The expectation can easily be obtained as $\mathbb{E}[X]=M'(0)$. For this we need to let $\lambda\to 0$
The crux of the replica trick is that while the disorder averaging is done assuming $n$ to be an integer, to recover the disorder-averaged logarithm one must send $n$ continuously to zero. This apparent contradiction at the heart of the replica trick has never been formally resolved, however in all cases where the replica method can be compared with other exact solutions, the methods lead to the same results. – Wikipedia
So what is happening is: By calculating $M(n)$ we hope to obtain a function $f$ which coincides with $M$ on the natural numbers and hope that it coincides with $M$ completely, i.e.
$$
f: \mathbb{C} \to \mathbb{C},\quad M(n) = f(n)\quad \forall n\in \mathbb{N}\overset?\implies M\equiv f
$$
Were we view $f$ and $M$ as complex functions because this Wikipedia entry already contains the suggestion to use Carlson's Theorem
To prove that the replica trick works, one would have to prove that Carlson's theorem holds, that is, that the ratio $\frac{Z^n − 1}{n}$ exponential type less than pi.
Now I am surprised about this phrasing, since that requirement
of Carlson's Theorem is actually straightforward to prove.
So here are the requirements of Carlson's Theorem which we want to apply to $g:= f- M$:
- $g$ is an entire function of exponential type
- There exists $C\in \mathbb{R}$ and $c<\pi$ such that
$$
|g(iy)|\le Ce^{c|y|} \quad \forall y\in \mathbb{R}
$$ - $g(n)=0\quad \forall n\in\mathbb{N}$
which implies $g\equiv 0$ and therefore $M\equiv f$. The third requirement is the heart of the replica trick, the second requirmenent seems to be the one referred to as the problematic one in the replica trick wikipedia entry. Now we can either prove this requirement for $g$, or for $f$ and $M$ which is sufficient (by the triangle inequality and replacing $C$ with $2C$). But this property is trivial for $M$, since
$$
|M(iy)| = |\mathbb{E}[\exp(iyX)]| \le \mathbb{E}[|\exp(iyX)|] = 1
$$
So $C=1$ and $c=0<\pi$ does the job. Since $f$ is the function we guess in the replica trick, we would simply need to check this requirement for the guessed function too.
So it seems like the much more difficult problem is proving that $g$ is an entire function of (arbitrary) exponential type (i.e. the first requirement).
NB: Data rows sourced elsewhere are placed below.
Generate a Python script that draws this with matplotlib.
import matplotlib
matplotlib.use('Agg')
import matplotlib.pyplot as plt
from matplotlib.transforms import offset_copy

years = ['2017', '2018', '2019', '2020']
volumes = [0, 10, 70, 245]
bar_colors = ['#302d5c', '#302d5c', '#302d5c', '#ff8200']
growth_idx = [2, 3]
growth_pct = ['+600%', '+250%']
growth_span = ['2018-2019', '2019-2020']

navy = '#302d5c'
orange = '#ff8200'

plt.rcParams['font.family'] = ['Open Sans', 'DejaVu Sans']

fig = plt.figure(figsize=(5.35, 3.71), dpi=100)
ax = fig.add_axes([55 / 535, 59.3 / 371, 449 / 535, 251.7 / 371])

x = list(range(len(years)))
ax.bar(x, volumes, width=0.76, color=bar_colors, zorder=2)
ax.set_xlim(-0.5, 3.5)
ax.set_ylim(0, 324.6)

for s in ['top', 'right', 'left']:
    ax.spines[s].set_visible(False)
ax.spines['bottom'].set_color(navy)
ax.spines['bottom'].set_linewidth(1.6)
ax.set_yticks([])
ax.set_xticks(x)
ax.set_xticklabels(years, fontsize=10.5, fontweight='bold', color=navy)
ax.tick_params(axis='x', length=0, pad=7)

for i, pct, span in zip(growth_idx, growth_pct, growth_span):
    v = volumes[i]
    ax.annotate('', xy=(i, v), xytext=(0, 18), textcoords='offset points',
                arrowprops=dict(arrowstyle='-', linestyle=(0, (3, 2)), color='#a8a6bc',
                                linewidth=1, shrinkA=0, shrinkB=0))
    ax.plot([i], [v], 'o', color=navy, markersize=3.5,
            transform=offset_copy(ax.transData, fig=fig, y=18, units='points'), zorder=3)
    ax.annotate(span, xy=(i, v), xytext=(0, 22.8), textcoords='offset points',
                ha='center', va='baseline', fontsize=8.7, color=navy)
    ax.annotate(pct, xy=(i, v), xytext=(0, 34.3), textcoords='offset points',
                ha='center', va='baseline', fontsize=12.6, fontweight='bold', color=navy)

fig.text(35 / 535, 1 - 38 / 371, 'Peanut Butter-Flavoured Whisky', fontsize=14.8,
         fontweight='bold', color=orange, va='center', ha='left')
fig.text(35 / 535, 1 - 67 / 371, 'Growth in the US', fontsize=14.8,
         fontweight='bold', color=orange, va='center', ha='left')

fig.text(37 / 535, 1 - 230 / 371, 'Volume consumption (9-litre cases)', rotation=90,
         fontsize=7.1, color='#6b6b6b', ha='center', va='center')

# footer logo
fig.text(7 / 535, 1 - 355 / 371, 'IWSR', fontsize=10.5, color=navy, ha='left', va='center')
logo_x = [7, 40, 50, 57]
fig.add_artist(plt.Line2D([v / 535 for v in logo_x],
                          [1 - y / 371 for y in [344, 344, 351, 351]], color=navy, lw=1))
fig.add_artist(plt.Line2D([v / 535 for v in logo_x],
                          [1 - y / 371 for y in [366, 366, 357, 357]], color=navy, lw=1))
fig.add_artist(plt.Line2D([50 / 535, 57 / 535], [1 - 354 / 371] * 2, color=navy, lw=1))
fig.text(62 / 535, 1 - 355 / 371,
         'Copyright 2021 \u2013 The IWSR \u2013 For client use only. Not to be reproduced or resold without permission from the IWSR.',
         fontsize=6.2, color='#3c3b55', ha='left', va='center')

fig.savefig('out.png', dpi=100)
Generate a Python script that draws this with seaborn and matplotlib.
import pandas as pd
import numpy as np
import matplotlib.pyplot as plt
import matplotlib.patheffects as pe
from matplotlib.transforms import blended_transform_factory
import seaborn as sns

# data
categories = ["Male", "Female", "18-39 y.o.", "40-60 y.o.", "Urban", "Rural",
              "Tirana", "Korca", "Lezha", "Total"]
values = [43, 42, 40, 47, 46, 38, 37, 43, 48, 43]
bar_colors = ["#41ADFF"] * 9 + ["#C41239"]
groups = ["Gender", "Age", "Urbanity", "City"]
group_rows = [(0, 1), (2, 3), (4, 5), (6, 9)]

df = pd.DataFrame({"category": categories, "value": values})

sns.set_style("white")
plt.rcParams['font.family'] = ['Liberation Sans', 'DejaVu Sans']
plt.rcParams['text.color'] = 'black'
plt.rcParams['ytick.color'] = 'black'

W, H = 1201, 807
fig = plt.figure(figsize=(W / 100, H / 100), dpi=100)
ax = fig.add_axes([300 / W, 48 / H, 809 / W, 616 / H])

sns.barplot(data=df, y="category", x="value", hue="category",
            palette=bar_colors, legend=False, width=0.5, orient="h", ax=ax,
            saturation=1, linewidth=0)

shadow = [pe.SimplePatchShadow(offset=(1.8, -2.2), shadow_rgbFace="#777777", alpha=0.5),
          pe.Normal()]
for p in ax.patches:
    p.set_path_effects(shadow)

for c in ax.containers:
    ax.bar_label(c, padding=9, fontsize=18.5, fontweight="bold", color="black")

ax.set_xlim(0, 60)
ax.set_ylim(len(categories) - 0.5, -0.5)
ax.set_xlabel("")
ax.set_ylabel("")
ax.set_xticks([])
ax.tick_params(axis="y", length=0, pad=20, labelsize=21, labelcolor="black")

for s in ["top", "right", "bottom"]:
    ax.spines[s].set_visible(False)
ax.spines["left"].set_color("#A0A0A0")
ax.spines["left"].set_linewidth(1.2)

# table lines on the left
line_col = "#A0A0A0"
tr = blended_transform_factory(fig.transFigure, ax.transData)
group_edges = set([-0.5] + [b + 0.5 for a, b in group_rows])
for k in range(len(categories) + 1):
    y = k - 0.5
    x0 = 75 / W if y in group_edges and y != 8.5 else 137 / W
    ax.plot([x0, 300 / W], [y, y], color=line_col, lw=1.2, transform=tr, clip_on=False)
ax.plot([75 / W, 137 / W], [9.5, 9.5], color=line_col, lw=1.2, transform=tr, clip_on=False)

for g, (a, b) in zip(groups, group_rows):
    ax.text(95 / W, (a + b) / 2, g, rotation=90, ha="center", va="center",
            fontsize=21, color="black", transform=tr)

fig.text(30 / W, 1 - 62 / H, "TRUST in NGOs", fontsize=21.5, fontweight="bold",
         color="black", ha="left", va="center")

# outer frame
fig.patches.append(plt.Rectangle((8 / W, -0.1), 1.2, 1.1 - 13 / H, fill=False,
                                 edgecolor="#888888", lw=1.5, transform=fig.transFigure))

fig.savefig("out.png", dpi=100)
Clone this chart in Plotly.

In this paper the first requirement of Carlson's theorem is further relaxed to be:
$g$ needs only be holomorphic in the closed right half plane (not even of exponential type)
My questions now are:
- am I overlooking something important?
- What are sufficient requirements on $Z$ such that the moment generating function $M$ of $X=\log(Z)$ is holomorphic (assuming that $M$ holomorphic and $f$ holomorphic implies $g$ is holomorphic – holomorphic functions are a vector space right?)
To prove the replica trick works, practicioners would then only need to check this condition on $Z$ and that their guess of $f$ is holomorphic, and satisfies the second requirement of Carlson's theorem (it can't possibly be a moment generating functions if it doesn't anyway). Additionally they get the entire moment generating function $M$ and not just the expectation. This feels like it is too good to be true.
Best Answer
Q: Am I overlooking something important?
I think you are ignoring the role played by the thermodynamic limit.
There are two interplaying limits here, the replica limit $n\rightarrow 0$ and the thermodynamic limit $N\rightarrow \infty$, where $N$ quantifies the system size. The usual practice in the replica method is to take the limit $N\rightarrow\infty$ first, for integer $n$, and then send $n\rightarrow 0$ by analytic continuation (relying on Carlson's theorem). The correct procedure takes the limit $n\rightarrow 0$ first, and then sends $N\rightarrow\infty$. The two answers will differ if the analytic continuation for finite $N$ exhibits a singularity in the $N\rightarrow\infty$ limit.
An example of such a breakdown of analyticity is given in Exact analytic continuation with respect to the replica number in the discrete random energy model of finite system size.